-- Problem statement --
Without the pictures, output the lines of the material from the very first through the one that holds "from matplotlib.ticker import MultipleLocator".

[start of Given records]

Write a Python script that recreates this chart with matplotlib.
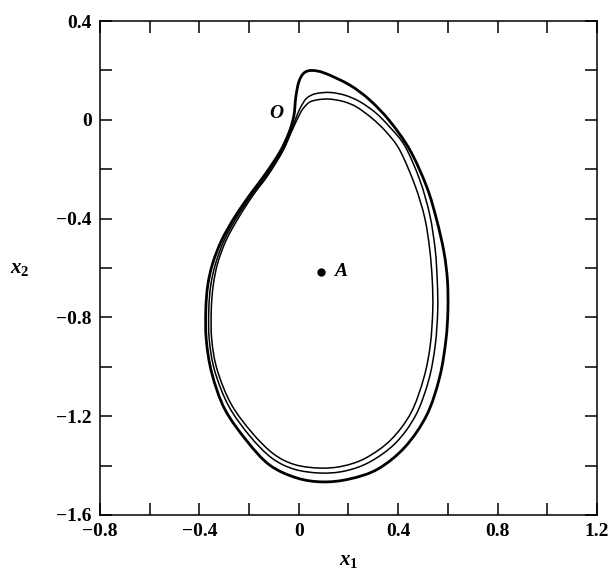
import numpy as np
import matplotlib.pyplot as plt
from matplotlib.path import Path
from matplotlib.patches import PathPatch
from matplotlib.ticker import MultipleLocator

plt.rcParams['font.family'] = ['Liberation Serif', 'DejaVu Serif']
plt.rcParams['mathtext.fontset'] = 'custom'
plt.rcParams['mathtext.it'] = 'Liberation Serif:italic:bold'
plt.rcParams['mathtext.rm'] = 'Liberation Serif:bold'

# trajectories in the (x1, x2) phase plane, clockwise from the saddle O
outer_x1 = [-0.020, -0.012, 0.000, 0.020, 0.052, 0.105, 0.205, 0.286, 0.366, 0.447,
            0.515, 0.555, 0.584, 0.598, 0.600, 0.592, 0.567, 0.515, 0.427, 0.318,
            0.205, 0.097, -0.008, -0.117, -0.209, -0.298, -0.350, -0.372, -0.374,
            -0.366, -0.346, -0.310, -0.258, -0.197, -0.137, -0.076, -0.040]
outer_x2 = [0.015, 0.092, 0.153, 0.189, 0.200, 0.189, 0.141, 0.080, -0.005, -0.122,
            -0.272, -0.406, -0.535, -0.649, -0.770, -0.891, -1.041, -1.195, -1.325, -1.414,
            -1.454, -1.466, -1.450, -1.398, -1.300, -1.171, -1.025, -0.891, -0.770,
            -0.669, -0.580, -0.487, -0.394, -0.304, -0.223, -0.130, -0.053]

middle_x1 = [-0.010, 0.008, 0.032, 0.068, 0.125, 0.185, 0.245, 0.310, 0.366, 0.427,
             0.487, 0.527, 0.549, 0.557, 0.559, 0.549, 0.523, 0.471, 0.390, 0.286,
             0.185, 0.085, -0.020, -0.109, -0.197, -0.282, -0.338, -0.360, -0.362,
             -0.354, -0.334, -0.300, -0.249, -0.189, -0.129, -0.068, -0.032]
middle_x2 = [0.011, 0.052, 0.088, 0.106, 0.111, 0.100, 0.074, 0.028, -0.029, -0.106,
             -0.244, -0.385, -0.527, -0.649, -0.770, -0.912, -1.053, -1.195, -1.308, -1.385,
             -1.422, -1.430, -1.414, -1.369, -1.280, -1.159, -1.017, -0.891, -0.770,
             -0.669, -0.580, -0.487, -0.394, -0.304, -0.223, -0.126, -0.049]

inner_x1 = [-0.004, 0.016, 0.044, 0.080, 0.125, 0.181, 0.233, 0.294, 0.350, 0.406,
            0.467, 0.507, 0.527, 0.537, 0.539, 0.529, 0.503, 0.451, 0.370, 0.270,
            0.177, 0.085, -0.016, -0.101, -0.187, -0.272, -0.328, -0.350, -0.352,
            -0.344, -0.326, -0.292, -0.241, -0.183, -0.123, -0.064, -0.028]
inner_x2 = [0.007, 0.044, 0.072, 0.082, 0.084, 0.074, 0.052, 0.007, -0.047, -0.122,
            -0.264, -0.398, -0.527, -0.649, -0.770, -0.912, -1.045, -1.187, -1.296, -1.369,
            -1.402, -1.410, -1.396, -1.353, -1.268, -1.151, -1.013, -0.891, -0.770,
            -0.669, -0.580, -0.487, -0.394, -0.304, -0.223, -0.126, -0.045]

# equilibrium points
A_point = (0.091, -0.615)
O_point = (-0.02, 0.005)


def closed_smooth_path(xs, ys):
    # closed Catmull-Rom curve written as cubic Bezier segments
    p = np.column_stack([xs, ys])
    n = len(p)
    verts = [p[0]]
    codes = [Path.MOVETO]
    for i in range(n):
        p0, p1, p2, p3 = p[i - 1], p[i], p[(i + 1) % n], p[(i + 2) % n]
        verts += [p1 + (p2 - p0) / 6, p2 - (p3 - p1) / 6, p2]
        codes += [Path.CURVE4] * 3
    return Path(verts, codes)


fig = plt.figure(figsize=(6.13, 5.70), dpi=100)
ax = fig.add_axes([0.163, 0.0965, 0.811, 0.8665])

for xs, ys, lw in [(outer_x1, outer_x2, 2.0), (middle_x1, middle_x2, 1.1),
                   (inner_x1, inner_x2, 1.1)]:
    ax.add_patch(PathPatch(closed_smooth_path(xs, ys), fill=False,
                           edgecolor='black', lw=lw, joinstyle='round'))

ax.plot(*A_point, 'o', color='black', ms=5)
ax.text(A_point[0] + 0.05, A_point[1], 'A', fontsize=14, fontweight='bold',
        fontstyle='italic', va='center', ha='left')
ax.text(O_point[0] - 0.07, O_point[1] + 0.02, 'O', fontsize=14, fontweight='bold',
        fontstyle='italic', va='center', ha='center')

ax.set_xlim(-0.8, 1.2)
ax.set_ylim(-1.6, 0.4)
ax.xaxis.set_major_locator(MultipleLocator(0.4))
ax.xaxis.set_minor_locator(MultipleLocator(0.2))
ax.yaxis.set_major_locator(MultipleLocator(0.4))
ax.yaxis.set_minor_locator(MultipleLocator(0.2))
ax.tick_params(which='both', direction='in', top=True, right=True,
               length=8.5, width=1.1, labelsize=14)
ax.tick_params(axis='x', pad=6)
ax.tick_params(axis='y', pad=6)
fmt = plt.FuncFormatter(lambda v, p: '0' if abs(v) < 1e-9 else f'{v:.1f}'.replace('-', '\u2212'))
ax.xaxis.set_major_formatter(fmt)
ax.yaxis.set_major_formatter(fmt)
for lab in ax.get_xticklabels() + ax.get_yticklabels():
    lab.set_fontweight('bold')
for s in ax.spines.values():
    s.set_linewidth(1.1)

ax.set_xlabel(r'$x_1$', fontsize=15, labelpad=8)
ax.set_ylabel(r'$x_2$', fontsize=15, rotation=0, labelpad=26, va='center')

fig.savefig('out.png', dpi=100)
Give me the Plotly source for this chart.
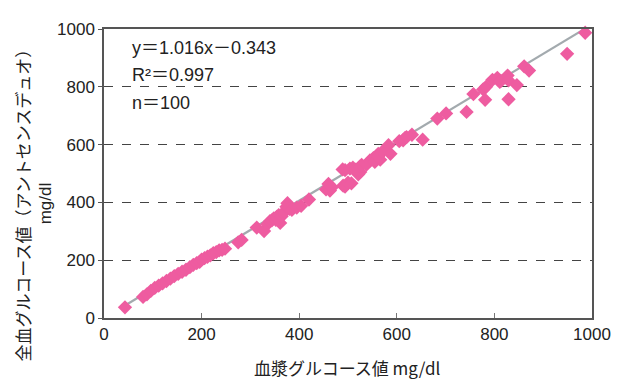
import plotly.graph_objects as go

plasma = [43, 80, 88, 96, 104, 112, 120, 128, 136, 144, 152, 160, 168, 176, 183, 190,
          196, 200, 206, 212, 218, 224, 230, 236, 242, 248, 275, 282,
          313, 328, 335, 340, 344, 348, 352, 354, 358, 361, 364, 367, 370, 374, 376, 380,
          385, 395, 404, 420,
          455, 460, 463, 467, 490, 494, 500, 507, 521, 525, 489, 494, 504, 510, 515, 525,
          528, 538, 545, 552, 555, 562, 566, 562, 570, 583, 587,
          605, 613, 617, 620, 631, 653, 683, 701, 743,
          757, 777, 783, 781, 796, 806, 811, 813, 827, 829, 829, 846, 861, 871, 949, 986]
whole = [37, 73, 82, 94, 104, 112, 120, 128, 136, 145, 153, 160, 167, 176, 184, 190,
         194, 202, 207, 212, 217, 224, 228, 234, 236, 240, 262, 270,
         313, 301, 325, 335, 338, 345, 340, 350, 356, 329, 352, 363, 368, 385, 397, 378,
         374, 382, 388, 410,
         445, 464, 441, 452, 458, 455, 468, 466, 497, 505, 514, 512, 517, 520, 513, 525,
         530, 531, 545, 553, 540, 568, 548, 559, 575, 598, 568,
         612, 615, 623, 626, 634, 617, 690, 708, 713,
         775, 791, 800, 755, 824, 831, 817, 820, 839, 822, 757, 806, 871, 856, 914, 987]

slope = 1.016
intercept = -0.343
fit_x = [min(plasma), max(plasma)]
fit_y = [slope * v + intercept for v in fit_x]

eq_lines = ["y＝1.016x－0.343", "R²＝0.997", "n＝100"]
eq_y = [934, 840, 743]

FONT = "Liberation Sans, Arial, Noto Sans CJK JP"
JP = "Noto Sans CJK JP, Liberation Sans"

fig = go.Figure()
fig.add_trace(go.Scatter(x=fit_x, y=fit_y, mode="lines",
                         line=dict(color="#a3aaae", width=2.2), hoverinfo="skip"))
fig.add_trace(go.Scatter(x=plasma, y=whole, mode="markers", cliponaxis=False,
                         marker=dict(symbol="diamond", size=11, color="#ee5ca0",
                                     line=dict(width=0))))

for t, yy in zip(eq_lines, eq_y):
    fig.add_annotation(x=53, y=yy, xref="x", yref="y", text=t, showarrow=False,
                       xanchor="left", yanchor="middle",
                       font=dict(family=FONT, size=18, color="#222"))

fig.add_annotation(x=(347 - 104) / 488, y=(318 - 369) / 297.5, xref="paper", yref="paper",
                   text="血漿グルコース値 mg/dl", showarrow=False,
                   xanchor="center", yanchor="middle",
                   font=dict(family=JP, size=17, color="#222"))
fig.add_annotation(x=(22 - 104) / 488, y=(318 - 198) / 297.5, xref="paper", yref="paper",
                   text="全血グルコース値（アントセンスデュオ）", showarrow=False, textangle=-90,
                   xanchor="center", yanchor="middle",
                   font=dict(family=JP, size=17, color="#222"))
fig.add_annotation(x=(45 - 104) / 488, y=(318 - 200) / 297.5, xref="paper", yref="paper",
                   text="mg/dl", showarrow=False, textangle=-90,
                   xanchor="center", yanchor="middle",
                   font=dict(family=FONT, size=17, color="#222"))

# page body has an 8px default margin, so the figure is offset by 8px
fig.update_layout(
    width=623, height=373,
    margin=dict(l=96, r=39, t=12, b=63),
    plot_bgcolor="white", paper_bgcolor="white",
    showlegend=False,
    font=dict(family=FONT, size=17, color="#222"),
)
fig.update_xaxes(range=[0, 1000], tickvals=[0, 200, 400, 600, 800, 1000],
                 showgrid=False, zeroline=False, showline=True, linecolor="#555",
                 linewidth=1.5, mirror=True, ticks="inside", ticklen=5, tickcolor="#777",
                 tickfont=dict(family=FONT, size=17, color="#222"))
fig.update_yaxes(range=[0, 1000], tickvals=[0, 200, 400, 600, 800, 1000],
                 showgrid=True, gridcolor="#444", griddash="dash", gridwidth=1,
                 zeroline=False, showline=True, linecolor="#555",
                 linewidth=1.5, mirror=True, ticks="outside", ticklen=4, tickcolor="#555",
                 tickfont=dict(family=FONT, size=17, color="#222"))

fig.write_html("out.html")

[end of Given records]

-- Answer to this problem --
Write a Python script that recreates this chart with matplotlib.
import numpy as np
import matplotlib.pyplot as plt
from matplotlib.path import Path
from matplotlib.patches import PathPatch
from matplotlib.ticker import MultipleLocator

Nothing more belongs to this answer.